• Information provided
* * *
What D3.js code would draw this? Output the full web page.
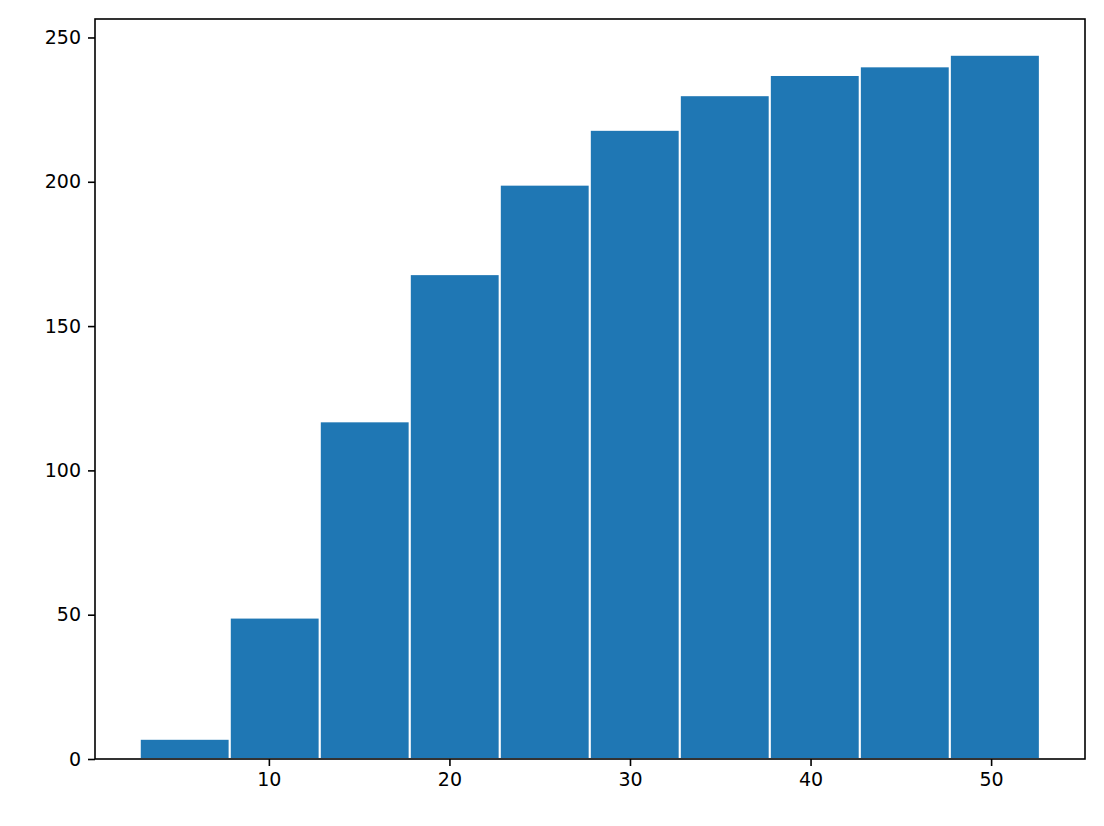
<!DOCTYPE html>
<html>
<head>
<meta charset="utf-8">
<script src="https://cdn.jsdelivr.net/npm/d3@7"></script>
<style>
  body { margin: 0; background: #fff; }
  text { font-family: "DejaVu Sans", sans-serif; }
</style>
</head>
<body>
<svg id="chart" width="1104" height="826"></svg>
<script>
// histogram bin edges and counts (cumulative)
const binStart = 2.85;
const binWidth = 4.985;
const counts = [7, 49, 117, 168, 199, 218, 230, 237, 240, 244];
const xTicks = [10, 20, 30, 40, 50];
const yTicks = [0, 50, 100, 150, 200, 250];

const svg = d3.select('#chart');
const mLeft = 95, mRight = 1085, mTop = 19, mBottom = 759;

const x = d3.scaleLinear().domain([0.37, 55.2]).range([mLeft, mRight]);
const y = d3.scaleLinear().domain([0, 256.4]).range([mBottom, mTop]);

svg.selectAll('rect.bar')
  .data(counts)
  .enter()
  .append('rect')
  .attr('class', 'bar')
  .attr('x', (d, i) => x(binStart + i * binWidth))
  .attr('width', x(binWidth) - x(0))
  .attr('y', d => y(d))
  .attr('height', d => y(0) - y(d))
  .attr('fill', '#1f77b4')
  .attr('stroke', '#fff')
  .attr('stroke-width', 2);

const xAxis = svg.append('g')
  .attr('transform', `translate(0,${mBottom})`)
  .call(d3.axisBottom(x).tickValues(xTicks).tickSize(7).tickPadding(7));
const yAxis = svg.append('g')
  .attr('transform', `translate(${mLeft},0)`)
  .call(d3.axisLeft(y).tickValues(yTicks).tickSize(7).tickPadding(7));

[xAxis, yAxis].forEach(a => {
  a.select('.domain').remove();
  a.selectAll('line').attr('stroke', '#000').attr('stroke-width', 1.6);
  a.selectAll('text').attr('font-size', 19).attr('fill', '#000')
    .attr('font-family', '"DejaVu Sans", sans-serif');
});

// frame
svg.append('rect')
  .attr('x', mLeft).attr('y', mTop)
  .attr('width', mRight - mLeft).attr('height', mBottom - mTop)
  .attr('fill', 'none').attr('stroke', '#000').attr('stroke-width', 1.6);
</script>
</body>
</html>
* * *
Copy out each line word for word, please, skipping the images.

• Result for this exercise
What D3.js code would draw this? Output the full web page.
<!DOCTYPE html>
<html>
<head>
<meta charset="utf-8">
<script src="https://cdn.jsdelivr.net/npm/d3@7"></script>
<style>
  body { margin: 0; background: #fff; }
  text { font-family: "DejaVu Sans", sans-serif; }
</style>
</head>
<body>
<svg id="chart" width="1104" height="826"></svg>
<script>
// histogram bin edges and counts (cumulative)
const binStart = 2.85;
const binWidth = 4.985;
const counts = [7, 49, 117, 168, 199, 218, 230, 237, 240, 244];
const xTicks = [10, 20, 30, 40, 50];
const yTicks = [0, 50, 100, 150, 200, 250];

const svg = d3.select('#chart');
const mLeft = 95, mRight = 1085, mTop = 19, mBottom = 759;

const x = d3.scaleLinear().domain([0.37, 55.2]).range([mLeft, mRight]);
const y = d3.scaleLinear().domain([0, 256.4]).range([mBottom, mTop]);

svg.selectAll('rect.bar')
  .data(counts)
  .enter()
  .append('rect')
  .attr('class', 'bar')
  .attr('x', (d, i) => x(binStart + i * binWidth))
  .attr('width', x(binWidth) - x(0))
  .attr('y', d => y(d))
  .attr('height', d => y(0) - y(d))
  .attr('fill', '#1f77b4')
  .attr('stroke', '#fff')
  .attr('stroke-width', 2);

const xAxis = svg.append('g')
  .attr('transform', `translate(0,${mBottom})`)
  .call(d3.axisBottom(x).tickValues(xTicks).tickSize(7).tickPadding(7));
const yAxis = svg.append('g')
  .attr('transform', `translate(${mLeft},0)`)
  .call(d3.axisLeft(y).tickValues(yTicks).tickSize(7).tickPadding(7));

[xAxis, yAxis].forEach(a => {
  a.select('.domain').remove();
  a.selectAll('line').attr('stroke', '#000').attr('stroke-width', 1.6);
  a.selectAll('text').attr('font-size', 19).attr('fill', '#000')
    .attr('font-family', '"DejaVu Sans", sans-serif');
});

// frame
svg.append('rect')
  .attr('x', mLeft).attr('y', mTop)
  .attr('width', mRight - mLeft).attr('height', mBottom - mTop)
  .attr('fill', 'none').attr('stroke', '#000').attr('stroke-width', 1.6);
</script>
</body>
</html>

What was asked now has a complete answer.